Introduction
Surveys should not be difficult to operate! Too often, however, they are. For virtual trade shows, booth surveys can complement the demographic data (collected during registration) with psychographic data to help you further qualify your virtual trade show leads. In this post, I introduce a new approach to the virtual trade show booth survey.
Make it Fun
Surveys are no fun. As a first step, don’t call your’s a “survey”. If you sell B2B products, call it a “Readiness Assessment” instead. Then, make it fun. Introduce a host or hostess (audio voiceover) who talks to the end user after each step, cracking jokes along the way.
Develop humorous text or imagery, to encourage users to unmute their speakers. After every few questions, pipe some humor into the process. For instance, insert a text bubble that reads, “4 out of 5 of virtual event attendees surveyed indicate that they … dislike surveys!”
Provide Instant Feedback
When you complete most surveys, the feedback you receive is, “Thank you for participating in our survey.” The new approach to the booth survey leverages numerical weightings to each multiple-choice answer. You design the survey questions (and the answers), so that the answers are summed up to a total “score.”
Next, capitalize on the current popularity of badges (a la Foursquare) and assign ranges of scores to custom-designed badges. For instance, in our B2B Readiness Assessment, the badges could be:
- The Dunno Badge (“I don’t know if I’m ready or not”)
- The Boyfriend Badge (“I don’t know if I’m ready to commit”)
- The Trooper Badge (“I think I’m ready, let’s do it”)
- The Honeymoon Badge (“Let’s skip straight to the honeymoon”)
(Note: use of sarcasm for demonstration purposes – may not be appropriate for a B2B setting.)
Your Ticket to Lead Qualification
When you designed your survey questions to add up to a score, did it seem like lead scoring? It should have! Just as you’d calculate an “A lead” based on their activity in your virtual booth, you badges become a form of a lead score. If you’re implementing lead scoring for your booth visitors, you can augment scores with badge information.

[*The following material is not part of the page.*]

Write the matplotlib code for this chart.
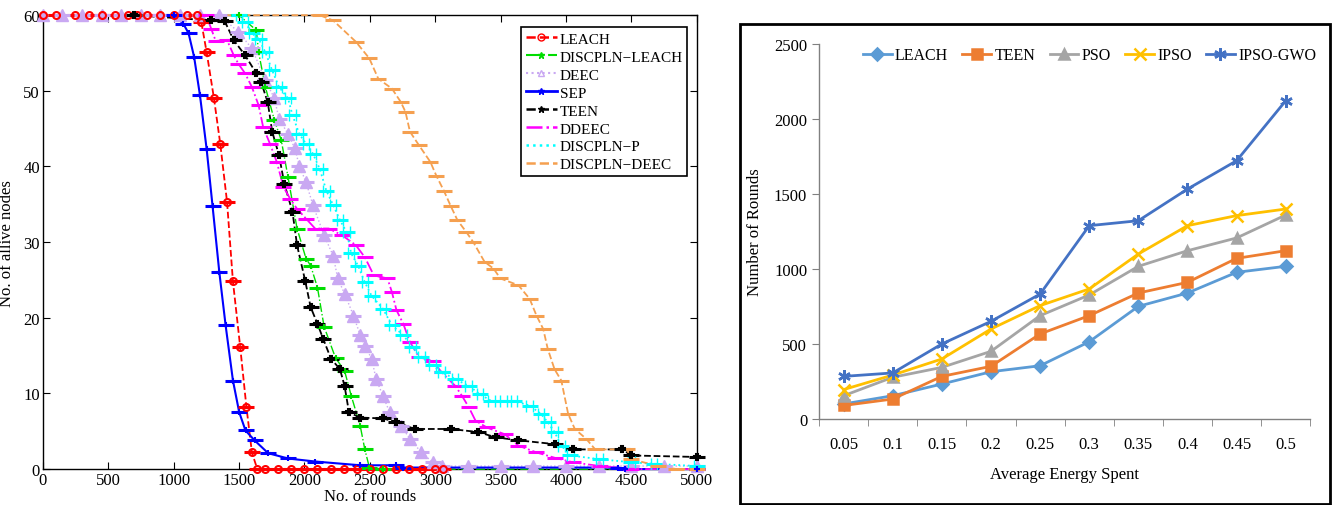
import numpy as np
import matplotlib
matplotlib.use("Agg")
import matplotlib.pyplot as plt
from matplotlib.patches import Rectangle

plt.rcParams['font.family'] = ['Liberation Serif', 'DejaVu Serif']

# ---------- left: alive nodes vs rounds ----------
leach_x = [0, 100, 250, 350, 450, 550, 650, 720, 800, 900, 1000, 1100, 1180, 1212, 1253, 1309, 1357,
           1409, 1454, 1509, 1557, 1599, 1640, 1700, 1800, 1900, 2000, 2100, 2200, 2300, 2400, 2500,
           2600, 2700, 2800, 2900, 3000, 3060]
leach_y = [60, 60, 60, 60, 60, 60, 60, 60, 60, 60, 60, 60, 60, 59.1, 55.1, 49.0, 43.0,
           35.3, 24.8, 16.2, 8.2, 2.2, 0, 0, 0, 0, 0, 0, 0, 0, 0, 0,
           0, 0, 0, 0, 0, 0]

dleach_x = [0, 1500, 1633, 1650, 1702, 1771, 1823, 1875, 1944, 2013, 2048, 2100, 2151, 2238, 2307,
            2358, 2427, 2462, 2497, 2600, 5000]
dleach_y = [60, 60, 58.0, 55.1, 50.5, 46.1, 43.5, 38.6, 31.8, 27.8, 26.9, 24.0, 18.8, 14.7, 13.0,
            9.7, 5.7, 2.6, 0.2, 0, 0]

deec_x = [0, 150, 300, 450, 600, 750, 900, 1050, 1200, 1350, 1495, 1599, 1702, 1771, 1806, 1875, 1927,
          1961, 2013, 2065, 2151, 2220, 2255, 2307, 2375, 2427, 2462, 2514, 2548, 2600, 2652,
          2738, 2807, 2894, 2980, 3049, 3250, 3500, 3750, 4000, 4250, 4500, 4750, 5000]
deec_y = [60, 60, 60, 60, 60, 60, 60, 60, 60, 60, 57.8, 55.6, 51.4, 49.0, 46.3, 44.3, 42.4,
          40.1, 37.9, 34.9, 30.9, 28.2, 25.2, 23.2, 20.3, 17.7, 16.3, 14.6, 11.9, 9.7, 7.5,
          5.7, 4.0, 2.2, 0.9, 0.4, 0.4, 0.4, 0.4, 0.4, 0.4, 0.4, 0.4, 0.4]

sep_x = [0, 1000, 1074, 1115, 1157, 1202, 1253, 1298, 1350, 1398, 1454, 1502, 1550, 1619, 1723,
         1875, 2082, 2427, 2700, 2750, 4400, 4450, 5000]
sep_y = [60, 60, 58.9, 57.6, 54.5, 49.4, 42.3, 34.8, 26.0, 19.0, 11.7, 7.5, 5.1, 3.8, 2.1,
         1.4, 1.0, 0.5, 0.5, 0.2, 0.2, 0, 0]

teen_x = [0, 700, 1288, 1391, 1460, 1547, 1633, 1668, 1720, 1754, 1806, 1847, 1909, 1944, 2006,
          2048, 2100, 2144, 2203, 2272, 2307, 2341, 2427, 2600, 2704, 2842, 3118, 3325, 3463,
          3636, 3912, 4050, 4430, 4499, 5000]
teen_y = [60, 60, 59.3, 59.2, 56.7, 54.7, 52.3, 51.2, 48.5, 44.6, 41.5, 37.7, 34.0, 29.6, 24.9,
          21.4, 19.2, 17.2, 14.6, 13.2, 11.0, 7.5, 6.8, 6.7, 6.2, 5.3, 5.3, 4.9, 4.2,
          3.8, 3.3, 2.6, 2.6, 1.8, 1.6]

ddeec_x = [0, 1250, 1288, 1322, 1409, 1460, 1495, 1547, 1599, 1650, 1685, 1737, 1789, 1840, 1892,
           1944, 2013, 2082, 2186, 2289, 2393, 2462, 2531, 2635, 2669, 2704, 2756, 2807, 2876,
           2980, 3049, 3153, 3204, 3256, 3308, 3394, 3532, 3636, 3774, 3912, 4050, 4257, 4499, 5000]
ddeec_y = [60, 60, 58.2, 56.6, 56.7, 54.7, 53.6, 52.3, 50.5, 48.1, 45.2, 43.0, 40.6, 37.3, 35.7,
           34.4, 33.1, 31.8, 31.8, 30.9, 29.6, 28.0, 25.6, 25.2, 23.4, 21.0, 19.2, 16.8, 14.8,
           14.3, 12.8, 11.0, 9.7, 8.2, 6.4, 5.5, 4.6, 3.1, 2.2, 1.5, 0.9, 0.4, 0, 0]

dp_x = [0, 1500, 1547, 1599, 1650, 1702, 1754, 1806, 1875, 1909, 1961, 2013, 2065, 2117, 2168,
        2220, 2272, 2324, 2358, 2410, 2462, 2514, 2600, 2669, 2756, 2825, 2894, 2980, 3049,
        3153, 3256, 3342, 3429, 3520, 3601, 3722, 3808, 3860, 3912, 3964, 4033, 4257, 4499,
        4672, 5000]
dp_y = [60, 60, 59.1, 57.6, 56.9, 55.1, 52.7, 50.5, 49.0, 46.8, 44.3, 43.0, 41.7, 39.7, 36.8,
        34.9, 32.9, 31.3, 28.5, 26.9, 24.7, 22.9, 21.2, 19.0, 17.7, 16.1, 14.8, 13.7, 12.8,
        11.9, 11.0, 9.9, 9.0, 9.0, 9.0, 8.4, 7.3, 6.2, 4.9, 3.1, 1.8, 1.3, 0.9,
        0.7, 0.4]

dd_x = [0, 2117, 2220, 2393, 2496, 2565, 2669, 2738, 2773, 2807, 2876, 2963, 3008, 3066, 3118,
        3170, 3239, 3291, 3377, 3446, 3498, 3636, 3722, 3774, 3826, 3860, 3912, 3964, 4016,
        4067, 4154, 4223, 4465, 4499, 4706, 4844, 5000]
dd_y = [60, 60, 59.3, 56.5, 54.3, 51.6, 50.3, 48.5, 47.2, 44.6, 42.8, 40.6, 38.8, 36.8, 34.8,
        32.9, 31.3, 30.0, 27.4, 26.5, 25.2, 24.3, 22.5, 20.3, 18.5, 15.9, 13.2, 11.7, 7.3,
        5.3, 4.0, 2.6, 2.6, 1.3, 0.4, 0, 0]

left_names = ["LEACH", "DISCPLN\u2212LEACH", "DEEC", "SEP", "TEEN", "DDEEC", "DISCPLN\u2212P",
              "DISCPLN\u2212DEEC"]

# ---------- right: rounds vs energy ----------
energy = ["0.05", "0.1", "0.15", "0.2", "0.25", "0.3", "0.35", "0.4", "0.45", "0.5"]
r_leach = [100, 155, 233, 315, 355, 515, 751, 840, 978, 1018]
r_teen = [90, 133, 284, 351, 567, 689, 840, 911, 1071, 1122]
r_pso = [155, 278, 344, 451, 689, 827, 1018, 1122, 1207, 1360]
r_ipso = [196, 293, 400, 600, 756, 867, 1100, 1289, 1356, 1400]
r_gwo = [284, 307, 500, 651, 833, 1289, 1322, 1533, 1722, 2122]
right_names = ["LEACH", "TEEN", "PSO", "IPSO", "IPSO-GWO"]

fig = plt.figure(figsize=(13.35, 5.06), dpi=100)

# left panel
ax = fig.add_axes([0.032, 0.071, 0.490, 0.897])
series = [
    (leach_x, leach_y, "#FF0000", "--", "o", 1.3),
    (dleach_x, dleach_y, "#00DD00", "-.", "+", 1.0),
    (deec_x, deec_y, "#C9A8F2", ":", "^", 1.0),
    (sep_x, sep_y, "#0000FF", "-", "+", 1.5),
    (teen_x, teen_y, "#000000", "--", "P", 1.3),
    (ddeec_x, ddeec_y, "#FF00FF", "-.", "_", 1.3),
    (dp_x, dp_y, "#00FFFF", ":", "|", 1.3),
    (dd_x, dd_y, "#F5A050", "--", "_", 1.3),
]
handles = []
for (xs, ys, c, ls, mk, lw), name in zip(series, left_names):
    xs = np.array(xs)
    ys = np.array(ys)
    ax.plot(xs, ys, color=c, ls=ls, lw=lw, zorder=3, clip_on=False)
    # horizontal bars at each step
    ax.plot(xs[1:], ys[1:], ls="none", marker="_", ms=11, mew=2.2, color=c, zorder=4, clip_on=False)
    if mk == "o":
        ax.plot(xs, ys, ls="none", marker="o", ms=5, mfc="none", mew=1.5, color=c, zorder=5, clip_on=False)
    elif mk == "^":
        ax.plot(xs, ys, ls="none", marker="^", ms=8, color=c, zorder=4, clip_on=False)
    elif mk == "|":
        ax.errorbar(xs[1:], ys[1:], xerr=25, fmt="none", ecolor=c, capsize=4, elinewidth=1.5, zorder=4)
    elif mk != "_":
        ax.plot(xs[1:], ys[1:], ls="none", marker=mk, ms=5, mew=1.5, color=c, zorder=5, clip_on=False)
    h, = ax.plot([], [], color=c, ls=ls, lw=lw + 0.5,
                 marker={"o": "o", "+": "*", "^": "^", "P": "*", "_": "", "|": ""}[mk],
                 ms=5, mfc="none" if mk in ("o", "^") else c)
    handles.append(h)

ax.set_xlim(0, 5000)
ax.set_ylim(0, 60)
ax.set_xticks(np.arange(0, 5001, 500))
ax.set_yticks(np.arange(0, 61, 10))
ax.tick_params(direction="in", top=True, right=True, labelsize=12, length=5, pad=2)
for s in ax.spines.values():
    s.set_linewidth(1.0)
ax.set_xlabel("No. of rounds", fontsize=12, labelpad=0)
ax.set_ylabel("No. of allive nodes", fontsize=12, labelpad=6)
leg = ax.legend(handles, left_names, loc="upper right", bbox_to_anchor=(0.997, 0.99), fontsize=11,
                handlelength=2.0, handletextpad=0.2, labelspacing=0.28, borderpad=0.3,
                fancybox=False, framealpha=1, edgecolor="black")
leg.get_frame().set_linewidth(1.2)

# right panel frame
fig.patches.append(Rectangle((740 / 1335, 1 - 505 / 506), 590 / 1335, 480 / 506,
                             transform=fig.transFigure, fill=False, ec="black", lw=2))

ax2 = fig.add_axes([0.6135, 0.170, 0.368, 0.741])
idx = np.arange(len(energy))
styles = [
    (r_leach, "#5B9BD5", "D", 6),
    (r_teen, "#ED7D31", "s", 7),
    (r_pso, "#A5A5A5", "^", 7),
    (r_ipso, "#FFC000", "x", 8),
    (r_gwo, "#4472C4", (6, 2, 0), 9),
]
for (vals, c, mk, ms), name in zip(styles, right_names):
    ax2.plot(idx, vals, color=c, lw=2, marker=mk, ms=ms, mew=1.8, label=name)

ax2.set_xlim(-0.5, 9.5)
ax2.set_ylim(0, 2500)
ax2.set_yticks(np.arange(0, 2501, 500))
ax2.set_xticks(idx)
ax2.set_xticklabels(energy)
ax2.set_xticks(np.arange(-0.5, 9.6, 1), minor=True)
ax2.tick_params(axis="x", which="major", length=0, labelsize=12, pad=12)
ax2.tick_params(axis="x", which="minor", length=5, direction="out", color="#808080")
ax2.tick_params(axis="y", length=5, direction="out", color="#808080", labelsize=12)
for k in ("top", "right"):
    ax2.spines[k].set_visible(False)
for k in ("left", "bottom"):
    ax2.spines[k].set_color("#808080")
    ax2.spines[k].set_linewidth(1.0)
ax2.set_xlabel("Average Energy Spent", fontsize=12, labelpad=10)
ax2.set_ylabel("Number of Rounds", fontsize=12, labelpad=8)
ax2.legend(loc="upper left", bbox_to_anchor=(0.06, 1.03), ncol=5, frameon=False, fontsize=11.5,
           handlelength=1.8, handletextpad=0.2, columnspacing=0.9)

fig.savefig("out.png", dpi=100)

For instance, “A leads” who completed your survey and received the “Honeymoon Badge” are the cream of the crop. They receive higher priority than other “A leads” who received the Trooper, Boyfriend or Dunno badges.
Be Prescriptive on Next Steps
Surveys provide little to no information on next steps. Since your survey is labeled a “readiness assessment,” you ought to prescribe the next steps to the user.
Our new approach assigns a specific piece of content to each badge. For instance, users with the Dunno Badge receive the “Widgets for Dummies” eBook, while Honeymoon Badge users receive the “Widget Implementation, Volume I” white paper. By giving users a clear follow-up plan, you’re delivering tremendous value in exchange for filling out the survey.
Conclusion
The new approach to booth surveys can create a win/win/win scenario. First, by making it enticing and fun, you generate more survey completions. Next, by mapping each survey responder to a badge, you provide instant lead qualification (which helps you). And finally, by prescribing a follow-up plan for each badge, you provide value back to the user, while conveniently leading them down the sales cycle.
I love this. 3 things I took from this:
1. Data = scoring = qualification = the ability to follow-up effectively on leads = revenue. That is good for everyone
2. Make it fun. (Dennis, you are getting really good about talking about gamification, etc. Big breakthroughs here)
3. This is a fundamental shift in data gathering for everything NOT just virtual trade shows.
nice job as usual.
@Craig, thanks for the comments and kind words. I find that for many exhibitors, survey data doesn’t “pan out” – if surveys are done right, though, you can turn that data into gold (e.g. near-term revenue).